[start]
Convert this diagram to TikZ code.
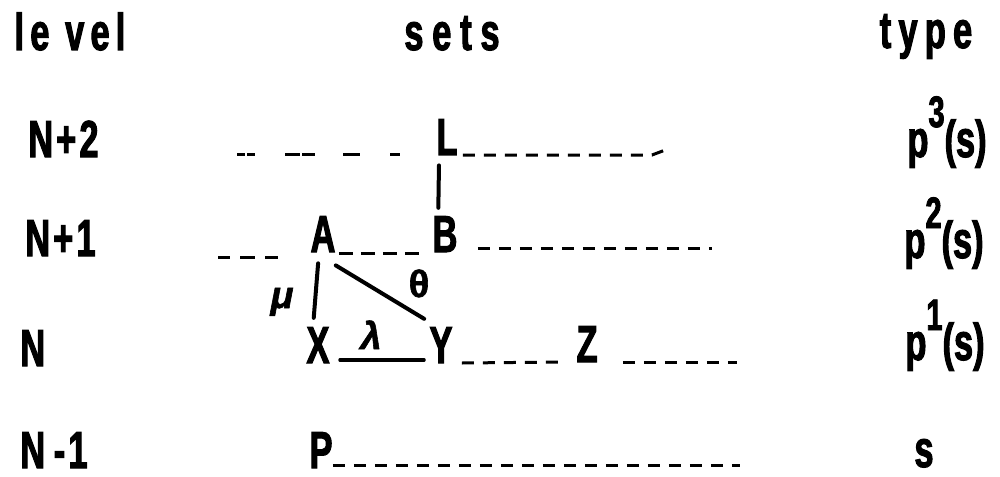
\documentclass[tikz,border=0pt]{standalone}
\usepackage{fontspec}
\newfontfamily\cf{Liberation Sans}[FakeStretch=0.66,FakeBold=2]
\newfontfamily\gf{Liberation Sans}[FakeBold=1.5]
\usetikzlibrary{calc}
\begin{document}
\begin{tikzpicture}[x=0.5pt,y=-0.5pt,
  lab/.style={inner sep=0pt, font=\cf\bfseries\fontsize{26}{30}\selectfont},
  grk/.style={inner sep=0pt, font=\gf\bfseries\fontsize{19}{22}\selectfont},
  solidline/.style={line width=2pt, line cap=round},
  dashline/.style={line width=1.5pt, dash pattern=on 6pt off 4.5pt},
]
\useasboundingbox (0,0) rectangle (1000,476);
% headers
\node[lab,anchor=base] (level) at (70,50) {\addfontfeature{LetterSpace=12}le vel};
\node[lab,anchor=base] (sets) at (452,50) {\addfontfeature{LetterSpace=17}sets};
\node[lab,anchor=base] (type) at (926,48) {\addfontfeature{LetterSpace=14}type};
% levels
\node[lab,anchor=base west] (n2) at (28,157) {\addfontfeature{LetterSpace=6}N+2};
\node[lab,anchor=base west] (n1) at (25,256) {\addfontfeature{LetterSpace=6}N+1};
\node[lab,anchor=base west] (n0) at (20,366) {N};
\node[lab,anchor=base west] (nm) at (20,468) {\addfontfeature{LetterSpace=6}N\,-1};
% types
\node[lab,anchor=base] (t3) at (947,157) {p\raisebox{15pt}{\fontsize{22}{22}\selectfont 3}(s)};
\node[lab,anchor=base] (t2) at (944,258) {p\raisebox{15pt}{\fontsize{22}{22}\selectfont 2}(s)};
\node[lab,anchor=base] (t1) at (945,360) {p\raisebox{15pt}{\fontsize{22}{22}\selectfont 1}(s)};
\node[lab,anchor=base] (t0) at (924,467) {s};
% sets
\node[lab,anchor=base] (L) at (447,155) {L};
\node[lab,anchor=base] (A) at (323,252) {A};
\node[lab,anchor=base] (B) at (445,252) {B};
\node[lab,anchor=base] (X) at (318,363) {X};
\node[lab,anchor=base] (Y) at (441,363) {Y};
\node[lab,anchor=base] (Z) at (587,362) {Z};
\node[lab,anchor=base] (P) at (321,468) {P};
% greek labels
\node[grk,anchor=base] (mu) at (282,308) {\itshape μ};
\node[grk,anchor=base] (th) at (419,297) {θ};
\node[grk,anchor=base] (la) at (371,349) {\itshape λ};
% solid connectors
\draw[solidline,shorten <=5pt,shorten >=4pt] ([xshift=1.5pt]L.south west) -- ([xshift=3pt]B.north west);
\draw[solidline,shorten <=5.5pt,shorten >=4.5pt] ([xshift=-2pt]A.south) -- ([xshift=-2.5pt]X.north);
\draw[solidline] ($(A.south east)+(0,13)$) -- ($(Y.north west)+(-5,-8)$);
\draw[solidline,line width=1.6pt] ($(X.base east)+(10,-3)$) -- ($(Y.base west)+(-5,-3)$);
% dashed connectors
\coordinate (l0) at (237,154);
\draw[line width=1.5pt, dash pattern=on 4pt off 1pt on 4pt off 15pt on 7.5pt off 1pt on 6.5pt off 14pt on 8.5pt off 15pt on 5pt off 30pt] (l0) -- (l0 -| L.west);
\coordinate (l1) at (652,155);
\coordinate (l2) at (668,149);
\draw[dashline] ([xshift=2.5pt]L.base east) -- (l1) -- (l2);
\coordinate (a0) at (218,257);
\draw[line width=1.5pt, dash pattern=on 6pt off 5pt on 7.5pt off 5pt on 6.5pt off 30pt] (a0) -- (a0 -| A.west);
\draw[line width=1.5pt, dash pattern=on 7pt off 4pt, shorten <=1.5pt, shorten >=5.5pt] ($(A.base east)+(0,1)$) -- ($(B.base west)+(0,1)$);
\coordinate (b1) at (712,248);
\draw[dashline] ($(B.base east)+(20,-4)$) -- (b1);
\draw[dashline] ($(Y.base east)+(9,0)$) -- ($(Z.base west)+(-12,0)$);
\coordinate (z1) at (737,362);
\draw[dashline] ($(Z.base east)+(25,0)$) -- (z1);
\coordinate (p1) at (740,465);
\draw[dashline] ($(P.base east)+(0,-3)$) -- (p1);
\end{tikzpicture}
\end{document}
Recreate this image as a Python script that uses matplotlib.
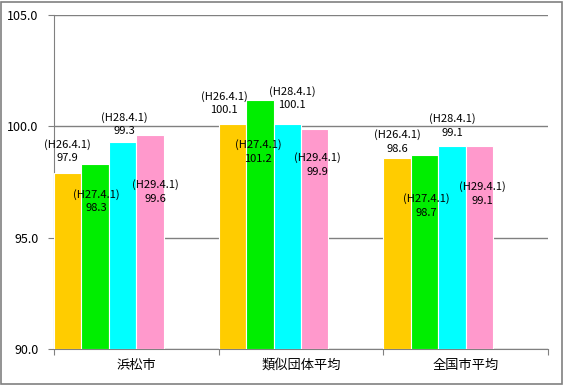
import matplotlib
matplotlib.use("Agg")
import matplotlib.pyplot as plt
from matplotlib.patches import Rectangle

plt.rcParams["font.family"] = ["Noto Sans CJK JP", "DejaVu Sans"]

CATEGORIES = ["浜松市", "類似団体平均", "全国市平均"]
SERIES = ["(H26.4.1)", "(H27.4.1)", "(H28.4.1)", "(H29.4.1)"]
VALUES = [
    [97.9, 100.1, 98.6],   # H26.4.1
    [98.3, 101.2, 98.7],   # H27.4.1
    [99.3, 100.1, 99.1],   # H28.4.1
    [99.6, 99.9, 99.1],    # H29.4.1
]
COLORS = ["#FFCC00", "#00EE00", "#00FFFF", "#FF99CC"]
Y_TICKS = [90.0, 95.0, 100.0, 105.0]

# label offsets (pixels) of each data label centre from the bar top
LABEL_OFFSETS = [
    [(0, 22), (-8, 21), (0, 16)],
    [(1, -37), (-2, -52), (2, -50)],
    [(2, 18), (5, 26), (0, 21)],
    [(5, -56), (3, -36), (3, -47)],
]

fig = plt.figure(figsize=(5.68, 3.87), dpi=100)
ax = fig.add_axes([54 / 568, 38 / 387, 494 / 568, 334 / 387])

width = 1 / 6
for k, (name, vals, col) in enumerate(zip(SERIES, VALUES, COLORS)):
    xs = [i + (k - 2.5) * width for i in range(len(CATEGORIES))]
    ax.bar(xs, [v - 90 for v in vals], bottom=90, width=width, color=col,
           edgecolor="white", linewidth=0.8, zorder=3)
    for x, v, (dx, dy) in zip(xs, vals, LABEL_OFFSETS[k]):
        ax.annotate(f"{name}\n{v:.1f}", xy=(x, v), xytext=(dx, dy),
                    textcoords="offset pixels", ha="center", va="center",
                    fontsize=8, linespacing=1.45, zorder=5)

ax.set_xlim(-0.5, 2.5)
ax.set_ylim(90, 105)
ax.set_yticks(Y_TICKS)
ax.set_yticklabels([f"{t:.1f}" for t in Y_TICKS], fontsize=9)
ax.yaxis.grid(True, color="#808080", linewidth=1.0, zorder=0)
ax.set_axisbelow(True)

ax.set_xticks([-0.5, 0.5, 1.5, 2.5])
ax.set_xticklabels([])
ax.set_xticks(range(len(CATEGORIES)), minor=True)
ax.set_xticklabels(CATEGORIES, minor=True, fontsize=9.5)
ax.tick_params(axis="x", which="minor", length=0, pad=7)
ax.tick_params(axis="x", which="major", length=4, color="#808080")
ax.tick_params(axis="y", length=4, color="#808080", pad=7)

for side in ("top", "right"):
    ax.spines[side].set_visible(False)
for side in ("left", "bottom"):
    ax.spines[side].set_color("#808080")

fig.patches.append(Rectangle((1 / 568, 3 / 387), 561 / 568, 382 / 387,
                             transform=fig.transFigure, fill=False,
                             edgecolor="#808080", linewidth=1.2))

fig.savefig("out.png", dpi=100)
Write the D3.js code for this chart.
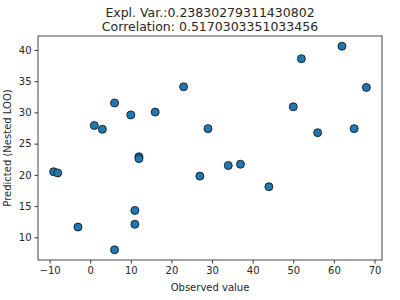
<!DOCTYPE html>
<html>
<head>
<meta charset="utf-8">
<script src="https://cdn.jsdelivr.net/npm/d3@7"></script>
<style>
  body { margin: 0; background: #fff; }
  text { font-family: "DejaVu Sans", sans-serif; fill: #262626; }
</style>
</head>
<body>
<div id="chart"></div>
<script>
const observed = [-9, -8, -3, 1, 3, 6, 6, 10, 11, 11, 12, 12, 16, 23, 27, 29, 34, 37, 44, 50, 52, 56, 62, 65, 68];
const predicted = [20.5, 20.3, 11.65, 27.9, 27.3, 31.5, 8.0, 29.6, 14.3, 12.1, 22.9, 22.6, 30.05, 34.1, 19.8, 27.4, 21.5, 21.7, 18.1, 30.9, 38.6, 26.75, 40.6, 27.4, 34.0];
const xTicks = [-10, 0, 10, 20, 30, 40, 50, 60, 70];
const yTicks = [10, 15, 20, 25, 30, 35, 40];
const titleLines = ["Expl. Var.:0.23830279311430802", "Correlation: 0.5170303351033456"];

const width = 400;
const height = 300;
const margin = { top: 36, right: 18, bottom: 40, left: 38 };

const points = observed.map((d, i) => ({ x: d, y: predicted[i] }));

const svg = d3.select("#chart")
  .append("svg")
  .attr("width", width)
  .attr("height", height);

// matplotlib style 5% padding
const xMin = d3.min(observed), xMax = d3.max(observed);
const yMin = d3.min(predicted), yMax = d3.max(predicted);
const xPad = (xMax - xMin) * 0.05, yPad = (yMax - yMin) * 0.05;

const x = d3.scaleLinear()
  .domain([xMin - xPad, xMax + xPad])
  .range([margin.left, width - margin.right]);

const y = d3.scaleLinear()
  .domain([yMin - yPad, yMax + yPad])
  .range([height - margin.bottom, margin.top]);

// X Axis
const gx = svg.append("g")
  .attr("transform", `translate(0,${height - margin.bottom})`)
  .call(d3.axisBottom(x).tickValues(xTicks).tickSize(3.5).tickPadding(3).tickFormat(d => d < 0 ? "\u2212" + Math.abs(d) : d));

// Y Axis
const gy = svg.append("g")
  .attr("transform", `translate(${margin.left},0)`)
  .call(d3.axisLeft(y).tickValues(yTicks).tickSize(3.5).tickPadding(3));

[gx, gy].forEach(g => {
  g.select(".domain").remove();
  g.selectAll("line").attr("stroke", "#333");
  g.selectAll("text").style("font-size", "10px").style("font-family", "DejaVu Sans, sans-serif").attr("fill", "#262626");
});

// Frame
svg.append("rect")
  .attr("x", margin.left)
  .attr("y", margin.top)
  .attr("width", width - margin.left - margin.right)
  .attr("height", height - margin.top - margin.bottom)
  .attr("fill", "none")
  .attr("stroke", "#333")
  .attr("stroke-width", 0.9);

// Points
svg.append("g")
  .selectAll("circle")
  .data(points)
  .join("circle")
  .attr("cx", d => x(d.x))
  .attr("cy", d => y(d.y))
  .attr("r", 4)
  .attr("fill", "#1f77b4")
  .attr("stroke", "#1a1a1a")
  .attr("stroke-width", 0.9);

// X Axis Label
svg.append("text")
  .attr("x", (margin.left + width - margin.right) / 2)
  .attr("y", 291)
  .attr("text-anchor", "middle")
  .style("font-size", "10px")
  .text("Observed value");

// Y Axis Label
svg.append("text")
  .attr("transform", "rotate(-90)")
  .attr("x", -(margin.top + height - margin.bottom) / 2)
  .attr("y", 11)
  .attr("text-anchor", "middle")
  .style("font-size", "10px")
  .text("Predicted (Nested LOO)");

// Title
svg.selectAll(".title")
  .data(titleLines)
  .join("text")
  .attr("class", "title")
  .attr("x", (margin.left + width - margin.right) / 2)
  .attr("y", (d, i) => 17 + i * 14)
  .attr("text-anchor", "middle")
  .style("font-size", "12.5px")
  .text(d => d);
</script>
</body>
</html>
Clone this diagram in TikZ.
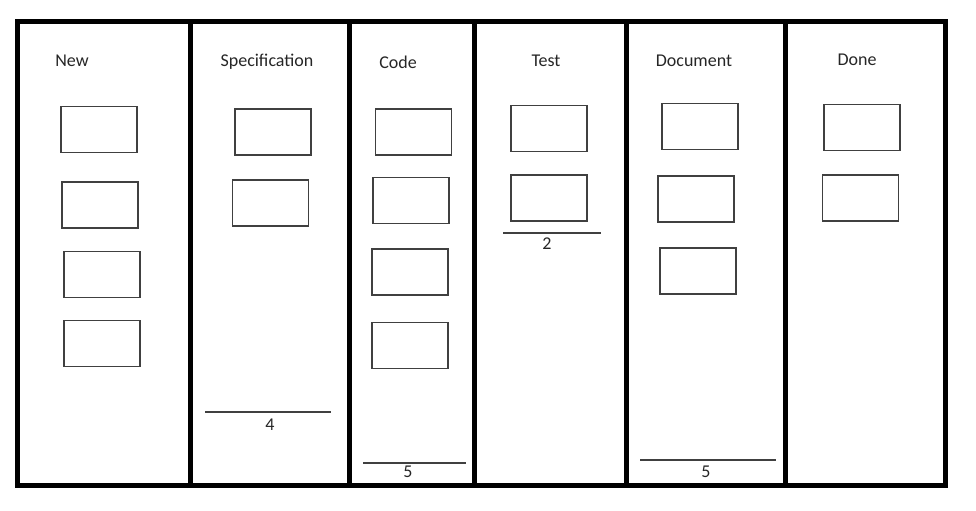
[end]
For the material above, give again only the lines starting at the line that contains "Write the D3.js code for this chart." and ending at the line that contains "const points = observed.map((d, i)". Pictures do not belong in the copy.

- **Correct result**
Write the D3.js code for this chart.
<!DOCTYPE html>
<html>
<head>
<meta charset="utf-8">
<script src="https://cdn.jsdelivr.net/npm/d3@7"></script>
<style>
  body { margin: 0; background: #fff; }
  text { font-family: "DejaVu Sans", sans-serif; fill: #262626; }
</style>
</head>
<body>
<div id="chart"></div>
<script>
const observed = [-9, -8, -3, 1, 3, 6, 6, 10, 11, 11, 12, 12, 16, 23, 27, 29, 34, 37, 44, 50, 52, 56, 62, 65, 68];
const predicted = [20.5, 20.3, 11.65, 27.9, 27.3, 31.5, 8.0, 29.6, 14.3, 12.1, 22.9, 22.6, 30.05, 34.1, 19.8, 27.4, 21.5, 21.7, 18.1, 30.9, 38.6, 26.75, 40.6, 27.4, 34.0];
const xTicks = [-10, 0, 10, 20, 30, 40, 50, 60, 70];
const yTicks = [10, 15, 20, 25, 30, 35, 40];
const titleLines = ["Expl. Var.:0.23830279311430802", "Correlation: 0.5170303351033456"];

const width = 400;
const height = 300;
const margin = { top: 36, right: 18, bottom: 40, left: 38 };

const points = observed.map((d, i) => ({ x: d, y: predicted[i] }));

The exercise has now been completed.